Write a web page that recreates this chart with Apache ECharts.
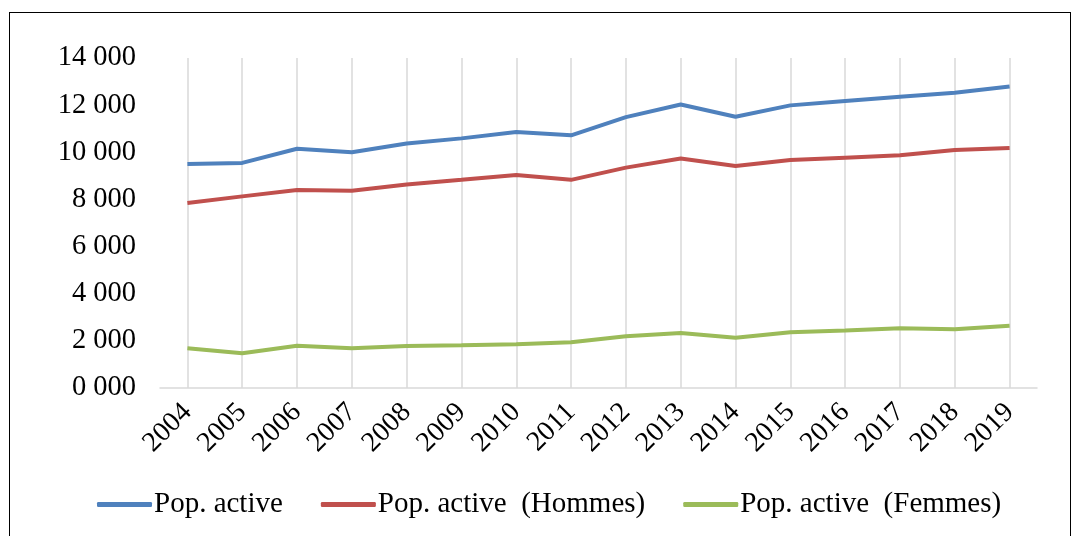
<!DOCTYPE html>
<html>
<head>
<meta charset="utf-8">
<script src="https://cdn.jsdelivr.net/npm/echarts@6/dist/echarts.min.js"></script>
<style>
  html, body {margin: 0; padding: 0; background: #fff;}
  .frame {position: absolute; left: 9px; top: 12px; width: 1062px; height: 540px; border: 1px solid #000; box-sizing: border-box;}
  #chart {position: absolute; left: 0; top: 0; width: 1075px; height: 536px;}
</style>
</head>
<body>
<div class="frame"></div>
<div id="chart"></div>
<script>
const years = ['2004', '2005', '2006', '2007', '2008', '2009', '2010', '2011',
  '2012', '2013', '2014', '2015', '2016', '2017', '2018', '2019'];
const popActive = [9500, 9550, 10150, 10000, 10370, 10590, 10860, 10720,
  11490, 12030, 11510, 11990, 12180, 12360, 12530, 12790];
const popHommes = [7850, 8130, 8400, 8370, 8630, 8830, 9040, 8830,
  9350, 9740, 9420, 9670, 9770, 9870, 10100, 10180];
const popFemmes = [1690, 1470, 1790, 1690, 1780, 1810, 1860, 1940,
  2200, 2330, 2130, 2370, 2440, 2530, 2490, 2640];
const seriesNames = ['Pop. active', 'Pop. active  (Hommes)', 'Pop. active  (Femmes)'];
const colors = ['#4F81BD', '#C0504D', '#9BBB59'];

// "14 000", "0 000" style labels
function fmt(v) {
  const th = Math.floor(v / 1000);
  const rest = String(v % 1000).padStart(3, '0');
  return th + ' ' + rest;
}

const font = 'Liberation Serif';
const chart = echarts.init(document.getElementById('chart'));
chart.setOption({
  animation: false,
  color: colors,
  grid: {left: 160, right: 38, top: 58, bottom: 148},
  legend: {
    left: 92, top: 485,
    itemWidth: 55, itemHeight: 5, itemGap: 38,
    icon: 'roundRect',
    textStyle: {fontFamily: font, fontSize: 29, color: '#000', padding: [0, 0, 0, -3]},
    data: seriesNames
  },
  xAxis: {
    type: 'category',
    data: years,
    boundaryGap: true,
    axisLine: {lineStyle: {color: '#d9d9d9', width: 1.5}},
    axisTick: {show: false},
    axisLabel: {rotate: 45, fontFamily: font, fontSize: 28, color: '#000', margin: 20, interval: 0},
    splitLine: {show: true, alignWithLabel: true, lineStyle: {color: '#d9d9d9', width: 1.5}}
  },
  yAxis: {
    type: 'value',
    min: 0, max: 14000, interval: 2000,
    axisLine: {show: false},
    axisTick: {show: false},
    splitLine: {show: false},
    axisLabel: {formatter: fmt, fontFamily: font, fontSize: 28.5, color: '#000', margin: 24}
  },
  series: [
    {name: seriesNames[0], type: 'line', data: popActive, symbol: 'none', lineStyle: {width: 4}},
    {name: seriesNames[1], type: 'line', data: popHommes, symbol: 'none', lineStyle: {width: 4}},
    {name: seriesNames[2], type: 'line', data: popFemmes, symbol: 'none', lineStyle: {width: 4}}
  ]
});
</script>
</body>
</html>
-----
*REQUIREMENT*
All of the material above should be reproduced exactly, except the pictures.

*THE RESPONSE*
Write a web page that recreates this chart with Apache ECharts.
<!DOCTYPE html>
<html>
<head>
<meta charset="utf-8">
<script src="https://cdn.jsdelivr.net/npm/echarts@6/dist/echarts.min.js"></script>
<style>
  html, body {margin: 0; padding: 0; background: #fff;}
  .frame {position: absolute; left: 9px; top: 12px; width: 1062px; height: 540px; border: 1px solid #000; box-sizing: border-box;}
  #chart {position: absolute; left: 0; top: 0; width: 1075px; height: 536px;}
</style>
</head>
<body>
<div class="frame"></div>
<div id="chart"></div>
<script>
const years = ['2004', '2005', '2006', '2007', '2008', '2009', '2010', '2011',
  '2012', '2013', '2014', '2015', '2016', '2017', '2018', '2019'];
const popActive = [9500, 9550, 10150, 10000, 10370, 10590, 10860, 10720,
  11490, 12030, 11510, 11990, 12180, 12360, 12530, 12790];
const popHommes = [7850, 8130, 8400, 8370, 8630, 8830, 9040, 8830,
  9350, 9740, 9420, 9670, 9770, 9870, 10100, 10180];
const popFemmes = [1690, 1470, 1790, 1690, 1780, 1810, 1860, 1940,
  2200, 2330, 2130, 2370, 2440, 2530, 2490, 2640];
const seriesNames = ['Pop. active', 'Pop. active  (Hommes)', 'Pop. active  (Femmes)'];
const colors = ['#4F81BD', '#C0504D', '#9BBB59'];

// "14 000", "0 000" style labels
function fmt(v) {
  const th = Math.floor(v / 1000);
  const rest = String(v % 1000).padStart(3, '0');
  return th + ' ' + rest;
}

const font = 'Liberation Serif';
const chart = echarts.init(document.getElementById('chart'));
chart.setOption({
  animation: false,
  color: colors,
  grid: {left: 160, right: 38, top: 58, bottom: 148},
  legend: {
    left: 92, top: 485,
    itemWidth: 55, itemHeight: 5, itemGap: 38,
    icon: 'roundRect',
    textStyle: {fontFamily: font, fontSize: 29, color: '#000', padding: [0, 0, 0, -3]},
    data: seriesNames
  },
  xAxis: {
    type: 'category',
    data: years,
    boundaryGap: true,
    axisLine: {lineStyle: {color: '#d9d9d9', width: 1.5}},
    axisTick: {show: false},
    axisLabel: {rotate: 45, fontFamily: font, fontSize: 28, color: '#000', margin: 20, interval: 0},
    splitLine: {show: true, alignWithLabel: true, lineStyle: {color: '#d9d9d9', width: 1.5}}
  },
  yAxis: {
    type: 'value',
    min: 0, max: 14000, interval: 2000,
    axisLine: {show: false},
    axisTick: {show: false},
    splitLine: {show: false},
    axisLabel: {formatter: fmt, fontFamily: font, fontSize: 28.5, color: '#000', margin: 24}
  },
  series: [
    {name: seriesNames[0], type: 'line', data: popActive, symbol: 'none', lineStyle: {width: 4}},
    {name: seriesNames[1], type: 'line', data: popHommes, symbol: 'none', lineStyle: {width: 4}},
    {name: seriesNames[2], type: 'line', data: popFemmes, symbol: 'none', lineStyle: {width: 4}}
  ]
});
</script>
</body>
</html>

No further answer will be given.